The Institute for the Study of War’s March 15th update on the Russo-Ukrainian conflict suggests that the Russians, frustrated by lack of progress near Kiev, may be looking for victories elsewhere.
Local company- and battalion-level attacks by Russian forces northwest of Kyiv on March 14-15 likely indicate the largest-scale offensive operations that Russian forces attempting to encircle Kyiv can support at this time. Russian forces did not conduct offensive operations northeast of the city, around Sumy, and only limited (and unsuccessful) attacks southeast of Kharkiv. Russian force generation efforts, including reservist and conscript call-ups and the ongoing transport of Syrian fighters to Russia and Belarus, are unable to change the balance of forces around Kyiv within the coming week. Russian forces have not conducted simultaneous attacks along their multiple axes of advance across Ukraine since March 4 and are unlikely to do so in the next week.
Russian forces in southeastern Ukraine continue to demonstrate the greatest capabilities to date and are steadily advancing in three directions: northeast from Kherson, taking territory in Donetsk and Luhansk Oblasts, and reducing the Ukrainian pocket in Mariupol. Russian forces are unlikely to successfully encircle Mykolayiv and threaten Odesa in the near future but retain uncommitted Naval Infantry reserves that could conduct an amphibious operation or disembark to reinforce Russian ground operations, as Russia has employed Naval Infantry elsewhere. Russia may seek to encircle Zaporizhya by advancing northeast up the west bank of the Dnipro River after failing to break through Ukrainian forces directly south of the city on the east bank. Russian forces are making slow but steady progress against Ukrainian defenders on the line of contact in Donbas and likely seek to force them out of their prepared defensive positions.

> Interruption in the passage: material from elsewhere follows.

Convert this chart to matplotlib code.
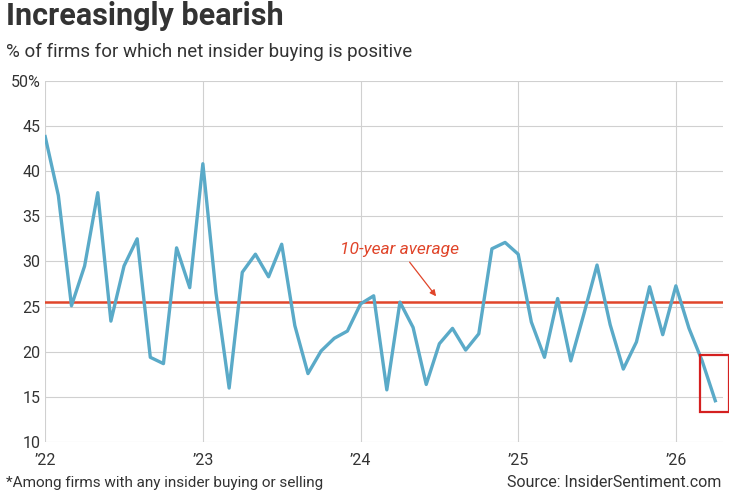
import matplotlib.pyplot as plt
import matplotlib.patches as patches

# Monthly share of firms with positive net insider buying, Jan 2022 onward
values = [43.8, 37.3, 25.1, 29.5, 37.6, 23.4, 29.5, 32.5, 19.4, 18.7, 31.5, 27.1,
          40.8, 26.5, 16.0, 28.8, 30.8, 28.3, 31.9, 22.9, 17.6, 20.1, 21.5, 22.3,
          25.3, 26.2, 15.8, 25.5, 22.7, 16.4, 20.9, 22.6, 20.2, 22.0, 31.4, 32.1,
          30.8, 23.3, 19.4, 25.9, 19.0, 24.2, 29.6, 23.0, 18.1, 21.1, 27.2, 21.9,
          27.3, 22.6, 19.0, 14.6]
months = [2022 + i / 12 for i in range(len(values))]
average = 25.5

plt.rcParams['font.family'] = ['Roboto', 'DejaVu Sans']
fig = plt.figure(figsize=(7.29, 4.97), dpi=100)
ax = fig.add_axes([0.062, 0.11, 0.93, 0.728])

ax.plot(months, values, color="#5aaac8", linewidth=2.4, zorder=3)
ax.axhline(average, color="#e0452a", linewidth=1.8, zorder=2)
ax.annotate("10-year average", xy=(2024.49, 25.9), xytext=(2024.25, 31.3),
            color="#e0452a", fontsize=12.5, style="italic", ha="center", va="center",
            arrowprops=dict(arrowstyle="-|>", color="#e0452a", lw=0.9, mutation_scale=9))
ax.add_patch(patches.Rectangle((2026.15, 13.3), 0.19, 6.3, fill=False,
                               edgecolor="#d42020", linewidth=1.6, zorder=4, clip_on=False))

ax.set_xlim(2022, 2026.3)
ax.set_ylim(10, 50)
ax.set_yticks(range(10, 51, 5))
ax.set_yticklabels([str(v) for v in range(10, 50, 5)] + ["50%"])
ax.set_xticks([2022, 2023, 2024, 2025, 2026])
ax.set_xticklabels(["\u201922", "\u201923", "\u201924", "\u201925", "\u201926"])
ax.tick_params(length=0, labelsize=11.5, colors="#333333")
ax.tick_params(axis="x", pad=8)
ax.grid(color="#d0d0d0", linewidth=0.8)
for s in ax.spines.values():
    s.set_visible(False)

fig.text(0.008, 0.95, "Increasingly bearish", fontsize=22, fontweight="bold", color="#333333")
fig.text(0.008, 0.885, "% of firms for which net insider buying is positive", fontsize=13.5, color="#333333")
fig.text(0.008, 0.02, "*Among firms with any insider buying or selling", fontsize=11, color="#333333")
fig.text(0.99, 0.02, "Source: InsiderSentiment.com", fontsize=11.5, color="#333333", ha="right")

plt.savefig("out.png")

With Russian forces likely unable to complete the encirclement of Kyiv or resume mobile offensive operations in northeastern Ukraine in the near future, the Russian capture of Mariupol will likely be the next key inflection in the Russian invasion of Ukraine. Russian forces have successfully encircled Mariupol and are conducting daily assaults on the western and eastern outskirts of the city. Russian air, missile, and artillery strikes continue to target residential areas and civilian infrastructure to force the city to capitulate. Russian forces have encircled the city to a depth that will likely prevent the defenders from breaking out and prevent Ukrainian efforts to relieve the defenders. Russian forces will likely be able to capture Mariupol or force it to capitulate despite strong Ukrainian defenses. The Russian capture of Mariupol will free up Russian forces, likely including large portions of the 8th Combined Arms Army, to threaten Ukrainian defenders along the line of contact in Donbas with encirclement or alternatively reinforce a Russian offensive toward Mykolayiv and Odesa. This assessment assumes that the defenders in Mariupol will run out of ammunition and/or water at some point in the relatively near future. Mariupol has been heavily fortified for years, however, and it is possible that its defenders secured sufficient supplies in advance to hold out longer. The Russians will likely continue to escalate bombardments to the point of simply destroying the city if that appears to be the case, but the reduction of Mariupol in this way could take considerably longer.
Since gaining ground in the southeast or capturing Mariupol would be trivial sideshows rather than war-winning accomplishments, this change of focus, if it occurs, suggests to me that Tsar Putin is looking for something that he can call “victory”. The war doesn’t have to end in any formal manner. Russia can let it dwindle, crow over slicing off more territory populated by Russian speakers (Putin’s counterparts to the Sudeten Germans) and wait for the West to grow weary of enforcing sanctions. That wouldn’t, from Putin’s point of view, be a glorious outcome, but it also wouldn’t be a defeat.
The Financial Times has published an analysis headed “‘A serious failure’: scale of Russia’s military blunders becomes clear” (paywalled but excerpted here). Maybe it’s wishful thinking, but maybe Putin sees the same thing.